**Objective**
Pictures stay out of this copy, which runs from the first line of the material through the line containing "from matplotlib.ticker import".

**Material for this exercise**
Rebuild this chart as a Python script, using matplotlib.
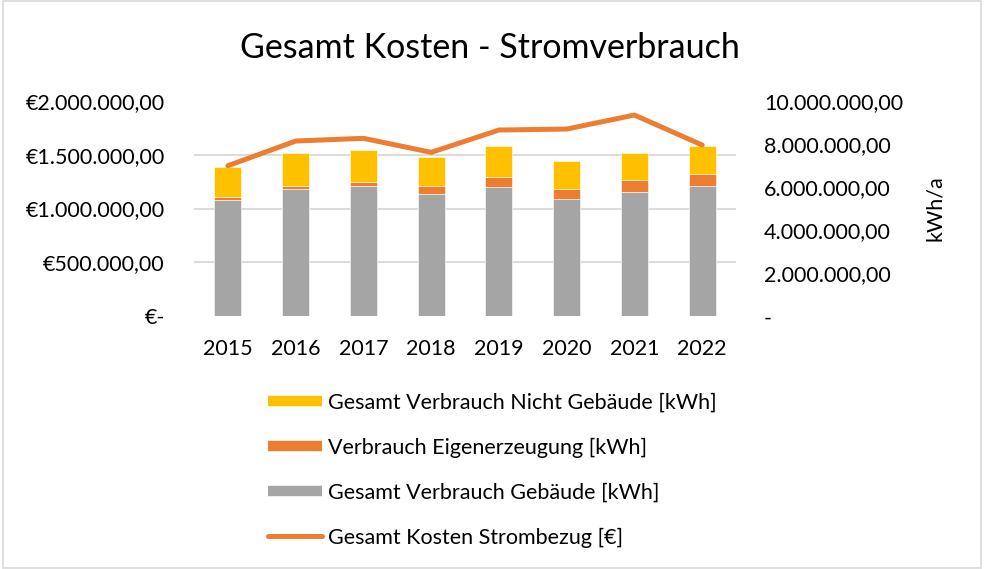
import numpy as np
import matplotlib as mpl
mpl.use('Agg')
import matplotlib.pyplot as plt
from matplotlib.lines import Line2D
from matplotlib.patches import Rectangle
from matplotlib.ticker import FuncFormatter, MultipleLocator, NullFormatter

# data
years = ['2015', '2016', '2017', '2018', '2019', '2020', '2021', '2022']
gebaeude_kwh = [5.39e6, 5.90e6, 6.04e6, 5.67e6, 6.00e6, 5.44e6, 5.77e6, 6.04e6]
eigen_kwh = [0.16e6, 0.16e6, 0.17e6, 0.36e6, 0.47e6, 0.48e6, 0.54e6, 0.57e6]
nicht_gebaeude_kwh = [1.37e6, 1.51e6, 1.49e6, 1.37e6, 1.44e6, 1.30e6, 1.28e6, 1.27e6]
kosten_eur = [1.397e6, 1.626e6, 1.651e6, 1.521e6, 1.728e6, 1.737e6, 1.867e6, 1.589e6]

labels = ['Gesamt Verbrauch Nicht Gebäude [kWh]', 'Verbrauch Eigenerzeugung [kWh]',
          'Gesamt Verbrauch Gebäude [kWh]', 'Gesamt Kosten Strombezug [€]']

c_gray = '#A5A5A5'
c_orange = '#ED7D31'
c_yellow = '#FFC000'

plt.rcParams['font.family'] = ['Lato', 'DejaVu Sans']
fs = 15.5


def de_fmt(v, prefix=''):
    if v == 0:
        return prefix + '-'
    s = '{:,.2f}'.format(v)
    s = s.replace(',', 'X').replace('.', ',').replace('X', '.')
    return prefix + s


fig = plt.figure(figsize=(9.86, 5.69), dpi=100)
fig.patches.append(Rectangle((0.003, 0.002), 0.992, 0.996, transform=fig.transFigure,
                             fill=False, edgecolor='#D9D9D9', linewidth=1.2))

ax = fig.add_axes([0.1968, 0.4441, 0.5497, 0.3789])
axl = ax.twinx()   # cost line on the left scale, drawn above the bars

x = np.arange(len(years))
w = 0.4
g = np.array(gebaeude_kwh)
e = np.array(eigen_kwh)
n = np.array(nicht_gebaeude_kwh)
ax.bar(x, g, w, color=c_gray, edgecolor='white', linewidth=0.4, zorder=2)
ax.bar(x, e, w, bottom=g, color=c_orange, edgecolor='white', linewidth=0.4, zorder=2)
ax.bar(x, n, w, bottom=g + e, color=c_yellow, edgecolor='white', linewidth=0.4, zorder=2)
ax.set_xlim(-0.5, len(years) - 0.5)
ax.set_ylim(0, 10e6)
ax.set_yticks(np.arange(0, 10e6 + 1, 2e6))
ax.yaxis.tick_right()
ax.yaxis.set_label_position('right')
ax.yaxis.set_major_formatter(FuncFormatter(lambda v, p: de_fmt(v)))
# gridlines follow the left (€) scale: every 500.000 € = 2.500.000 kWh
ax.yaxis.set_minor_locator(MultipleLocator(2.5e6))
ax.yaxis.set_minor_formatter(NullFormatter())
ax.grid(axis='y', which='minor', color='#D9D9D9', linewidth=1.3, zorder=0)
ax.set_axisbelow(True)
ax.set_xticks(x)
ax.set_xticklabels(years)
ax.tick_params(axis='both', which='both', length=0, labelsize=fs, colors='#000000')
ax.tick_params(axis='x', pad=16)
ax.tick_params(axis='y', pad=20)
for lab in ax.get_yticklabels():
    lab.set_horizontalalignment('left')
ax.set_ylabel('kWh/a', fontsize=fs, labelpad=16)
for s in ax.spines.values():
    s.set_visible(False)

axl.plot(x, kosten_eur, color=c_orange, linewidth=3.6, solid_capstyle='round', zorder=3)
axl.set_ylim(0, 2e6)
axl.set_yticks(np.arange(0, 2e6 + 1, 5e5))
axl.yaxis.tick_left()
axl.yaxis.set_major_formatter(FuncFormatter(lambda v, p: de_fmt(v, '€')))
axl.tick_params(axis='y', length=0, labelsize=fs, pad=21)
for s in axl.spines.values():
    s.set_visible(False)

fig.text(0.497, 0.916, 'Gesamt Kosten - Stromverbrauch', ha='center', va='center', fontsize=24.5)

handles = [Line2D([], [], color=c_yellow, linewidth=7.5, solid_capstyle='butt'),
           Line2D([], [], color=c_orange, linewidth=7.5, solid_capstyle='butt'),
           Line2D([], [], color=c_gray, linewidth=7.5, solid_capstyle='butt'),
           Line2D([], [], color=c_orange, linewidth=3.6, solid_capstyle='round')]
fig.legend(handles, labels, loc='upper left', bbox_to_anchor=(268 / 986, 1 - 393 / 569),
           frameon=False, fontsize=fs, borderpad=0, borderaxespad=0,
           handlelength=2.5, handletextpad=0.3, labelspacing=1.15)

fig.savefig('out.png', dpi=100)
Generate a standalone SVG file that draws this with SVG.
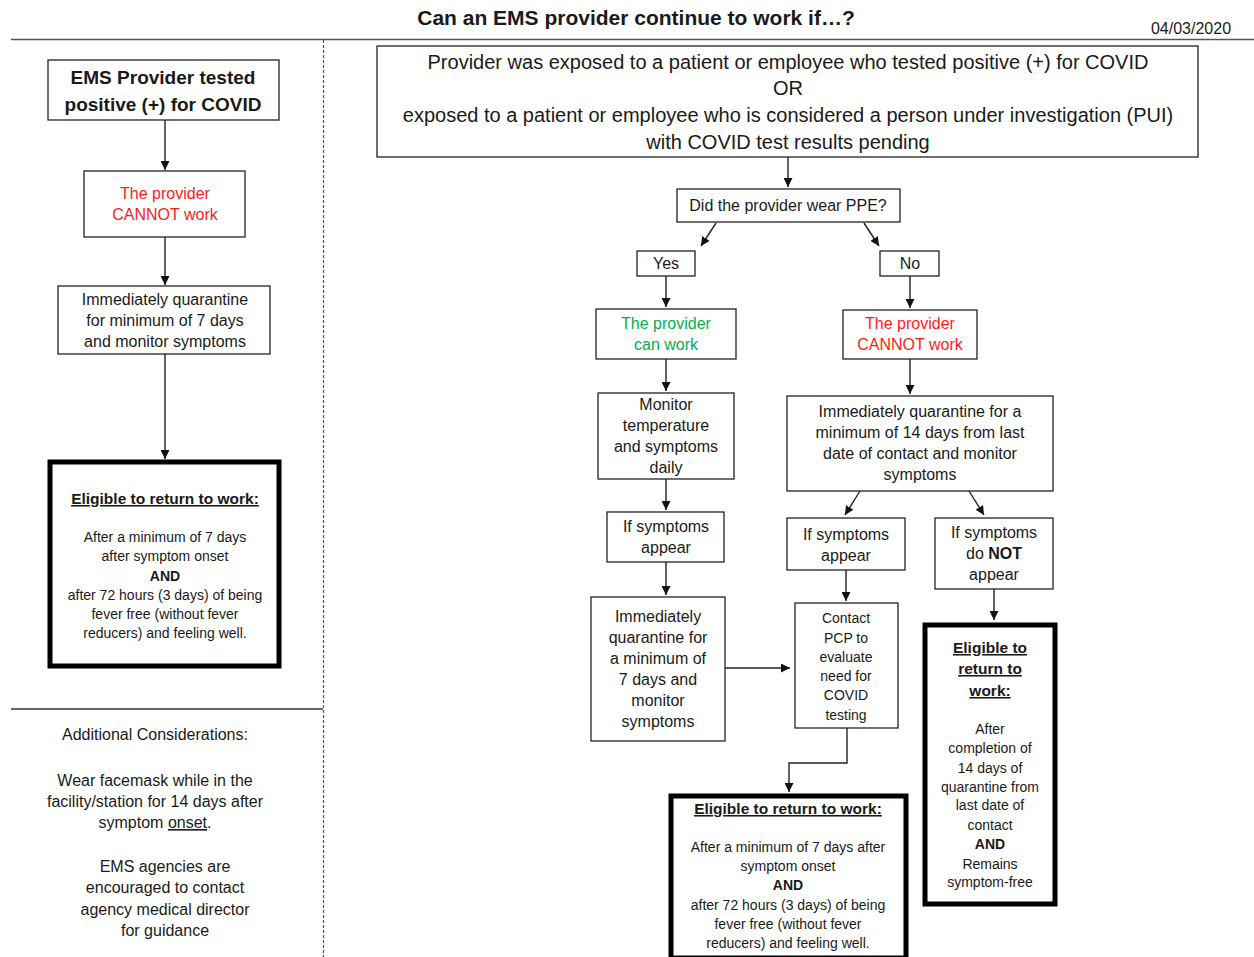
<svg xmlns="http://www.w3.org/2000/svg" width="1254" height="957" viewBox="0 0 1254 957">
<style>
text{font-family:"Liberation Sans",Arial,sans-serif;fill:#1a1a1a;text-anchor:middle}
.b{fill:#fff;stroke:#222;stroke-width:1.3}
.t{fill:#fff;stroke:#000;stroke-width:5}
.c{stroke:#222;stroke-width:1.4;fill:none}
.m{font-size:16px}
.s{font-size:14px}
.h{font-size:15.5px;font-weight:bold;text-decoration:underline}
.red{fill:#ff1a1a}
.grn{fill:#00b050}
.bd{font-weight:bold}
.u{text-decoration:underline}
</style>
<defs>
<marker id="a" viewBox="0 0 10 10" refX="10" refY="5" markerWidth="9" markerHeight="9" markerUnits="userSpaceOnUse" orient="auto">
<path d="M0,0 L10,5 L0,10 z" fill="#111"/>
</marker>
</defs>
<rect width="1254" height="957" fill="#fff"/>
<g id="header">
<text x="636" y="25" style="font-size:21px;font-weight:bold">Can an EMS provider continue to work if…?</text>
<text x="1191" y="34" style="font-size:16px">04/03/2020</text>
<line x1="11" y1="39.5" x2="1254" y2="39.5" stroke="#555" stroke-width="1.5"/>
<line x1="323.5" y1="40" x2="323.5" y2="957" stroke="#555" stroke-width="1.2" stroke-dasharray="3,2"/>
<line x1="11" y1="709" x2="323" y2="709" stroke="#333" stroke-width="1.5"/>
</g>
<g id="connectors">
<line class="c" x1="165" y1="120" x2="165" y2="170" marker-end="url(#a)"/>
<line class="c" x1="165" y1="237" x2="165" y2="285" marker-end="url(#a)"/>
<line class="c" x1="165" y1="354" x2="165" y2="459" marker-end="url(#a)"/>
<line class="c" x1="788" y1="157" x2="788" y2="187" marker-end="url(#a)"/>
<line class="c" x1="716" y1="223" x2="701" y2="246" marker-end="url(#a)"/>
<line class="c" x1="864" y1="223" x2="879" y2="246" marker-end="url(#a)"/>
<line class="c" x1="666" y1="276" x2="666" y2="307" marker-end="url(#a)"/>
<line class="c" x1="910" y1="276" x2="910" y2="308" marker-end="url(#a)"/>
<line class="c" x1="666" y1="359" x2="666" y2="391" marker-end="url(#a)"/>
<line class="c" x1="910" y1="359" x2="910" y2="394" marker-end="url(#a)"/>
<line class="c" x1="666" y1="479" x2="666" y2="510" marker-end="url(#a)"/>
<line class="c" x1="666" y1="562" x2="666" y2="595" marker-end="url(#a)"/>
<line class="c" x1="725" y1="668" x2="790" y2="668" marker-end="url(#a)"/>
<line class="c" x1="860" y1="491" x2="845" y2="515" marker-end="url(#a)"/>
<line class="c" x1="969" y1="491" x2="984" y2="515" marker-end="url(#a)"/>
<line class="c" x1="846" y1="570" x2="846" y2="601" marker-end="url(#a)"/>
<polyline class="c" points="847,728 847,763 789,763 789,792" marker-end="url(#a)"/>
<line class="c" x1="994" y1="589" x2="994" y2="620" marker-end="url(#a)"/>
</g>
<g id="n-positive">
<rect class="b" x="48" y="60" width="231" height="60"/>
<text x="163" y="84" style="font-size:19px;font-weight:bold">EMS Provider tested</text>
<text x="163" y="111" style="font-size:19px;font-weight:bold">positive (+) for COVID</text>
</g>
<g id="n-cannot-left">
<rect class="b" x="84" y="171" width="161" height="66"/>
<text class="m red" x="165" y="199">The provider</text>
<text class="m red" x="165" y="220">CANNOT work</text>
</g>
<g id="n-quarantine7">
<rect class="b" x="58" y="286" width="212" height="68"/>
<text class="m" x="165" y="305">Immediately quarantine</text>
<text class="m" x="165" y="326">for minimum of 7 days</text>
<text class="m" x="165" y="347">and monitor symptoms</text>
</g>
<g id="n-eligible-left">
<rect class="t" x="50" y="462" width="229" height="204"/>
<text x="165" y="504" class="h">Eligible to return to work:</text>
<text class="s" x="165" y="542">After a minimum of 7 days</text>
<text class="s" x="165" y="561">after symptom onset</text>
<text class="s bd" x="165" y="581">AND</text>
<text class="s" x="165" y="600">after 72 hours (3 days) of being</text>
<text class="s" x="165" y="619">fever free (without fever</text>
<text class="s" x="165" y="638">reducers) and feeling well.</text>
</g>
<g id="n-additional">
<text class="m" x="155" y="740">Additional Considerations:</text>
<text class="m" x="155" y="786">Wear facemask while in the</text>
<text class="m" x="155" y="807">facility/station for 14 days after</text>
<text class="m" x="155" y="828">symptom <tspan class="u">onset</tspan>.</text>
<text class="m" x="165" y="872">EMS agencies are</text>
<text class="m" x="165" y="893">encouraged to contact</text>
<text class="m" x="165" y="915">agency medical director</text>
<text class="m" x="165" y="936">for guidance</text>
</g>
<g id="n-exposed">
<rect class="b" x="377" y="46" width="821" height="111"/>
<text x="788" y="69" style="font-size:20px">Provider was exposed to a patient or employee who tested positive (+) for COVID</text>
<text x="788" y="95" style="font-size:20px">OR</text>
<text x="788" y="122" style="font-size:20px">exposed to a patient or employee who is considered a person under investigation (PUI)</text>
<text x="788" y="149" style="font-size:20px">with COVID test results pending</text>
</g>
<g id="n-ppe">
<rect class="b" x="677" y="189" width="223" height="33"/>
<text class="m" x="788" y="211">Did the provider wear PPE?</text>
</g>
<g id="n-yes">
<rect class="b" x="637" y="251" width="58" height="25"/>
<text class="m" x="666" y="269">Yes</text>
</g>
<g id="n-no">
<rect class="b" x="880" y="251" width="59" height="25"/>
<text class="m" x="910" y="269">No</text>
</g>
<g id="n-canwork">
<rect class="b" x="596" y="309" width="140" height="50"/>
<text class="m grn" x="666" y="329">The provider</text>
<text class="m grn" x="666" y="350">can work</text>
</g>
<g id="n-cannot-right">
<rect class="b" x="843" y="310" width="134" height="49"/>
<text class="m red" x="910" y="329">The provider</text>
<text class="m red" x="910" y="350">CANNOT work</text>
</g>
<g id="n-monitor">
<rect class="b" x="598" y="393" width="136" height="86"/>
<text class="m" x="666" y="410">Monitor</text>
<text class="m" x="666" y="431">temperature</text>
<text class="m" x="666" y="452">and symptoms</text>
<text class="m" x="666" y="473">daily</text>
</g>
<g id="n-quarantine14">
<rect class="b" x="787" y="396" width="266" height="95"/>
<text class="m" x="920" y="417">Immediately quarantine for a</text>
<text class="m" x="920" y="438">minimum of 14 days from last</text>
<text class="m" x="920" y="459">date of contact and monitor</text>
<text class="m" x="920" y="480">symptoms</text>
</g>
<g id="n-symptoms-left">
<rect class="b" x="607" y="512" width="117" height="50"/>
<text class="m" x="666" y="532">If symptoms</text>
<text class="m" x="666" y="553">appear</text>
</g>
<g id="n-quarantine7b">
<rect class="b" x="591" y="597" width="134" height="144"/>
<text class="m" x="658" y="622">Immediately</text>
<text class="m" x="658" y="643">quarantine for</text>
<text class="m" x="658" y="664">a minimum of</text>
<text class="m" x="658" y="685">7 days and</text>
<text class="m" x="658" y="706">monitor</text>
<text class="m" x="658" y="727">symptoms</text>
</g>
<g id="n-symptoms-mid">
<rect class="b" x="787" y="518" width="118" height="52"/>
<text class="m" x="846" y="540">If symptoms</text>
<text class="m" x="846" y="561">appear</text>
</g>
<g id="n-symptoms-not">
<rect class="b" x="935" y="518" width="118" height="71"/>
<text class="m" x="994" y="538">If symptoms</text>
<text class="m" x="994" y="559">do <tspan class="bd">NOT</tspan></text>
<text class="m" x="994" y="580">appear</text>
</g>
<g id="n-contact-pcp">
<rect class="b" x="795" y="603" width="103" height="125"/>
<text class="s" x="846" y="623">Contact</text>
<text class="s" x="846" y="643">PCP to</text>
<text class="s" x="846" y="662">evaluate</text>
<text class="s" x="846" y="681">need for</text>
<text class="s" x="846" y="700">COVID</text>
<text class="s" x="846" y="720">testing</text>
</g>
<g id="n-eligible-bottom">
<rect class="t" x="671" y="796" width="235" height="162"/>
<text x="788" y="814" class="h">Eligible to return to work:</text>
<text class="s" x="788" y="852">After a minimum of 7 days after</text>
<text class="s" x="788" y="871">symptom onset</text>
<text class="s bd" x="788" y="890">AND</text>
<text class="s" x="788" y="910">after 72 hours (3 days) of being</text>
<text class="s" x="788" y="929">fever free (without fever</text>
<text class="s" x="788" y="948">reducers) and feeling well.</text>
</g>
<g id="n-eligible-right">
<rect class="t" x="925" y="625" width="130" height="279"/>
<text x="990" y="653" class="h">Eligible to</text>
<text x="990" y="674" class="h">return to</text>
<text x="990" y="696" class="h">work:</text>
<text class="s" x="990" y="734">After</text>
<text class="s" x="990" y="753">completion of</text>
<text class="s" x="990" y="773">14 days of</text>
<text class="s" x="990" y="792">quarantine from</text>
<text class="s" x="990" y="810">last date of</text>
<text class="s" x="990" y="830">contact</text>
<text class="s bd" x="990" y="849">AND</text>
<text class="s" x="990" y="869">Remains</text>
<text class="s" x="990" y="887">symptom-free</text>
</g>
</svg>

**Result of the task**
Rebuild this chart as a Python script, using matplotlib.
import numpy as np
import matplotlib as mpl
mpl.use('Agg')
import matplotlib.pyplot as plt
from matplotlib.lines import Line2D
from matplotlib.patches import Rectangle
from matplotlib.ticker import FuncFormatter, MultipleLocator, NullFormatter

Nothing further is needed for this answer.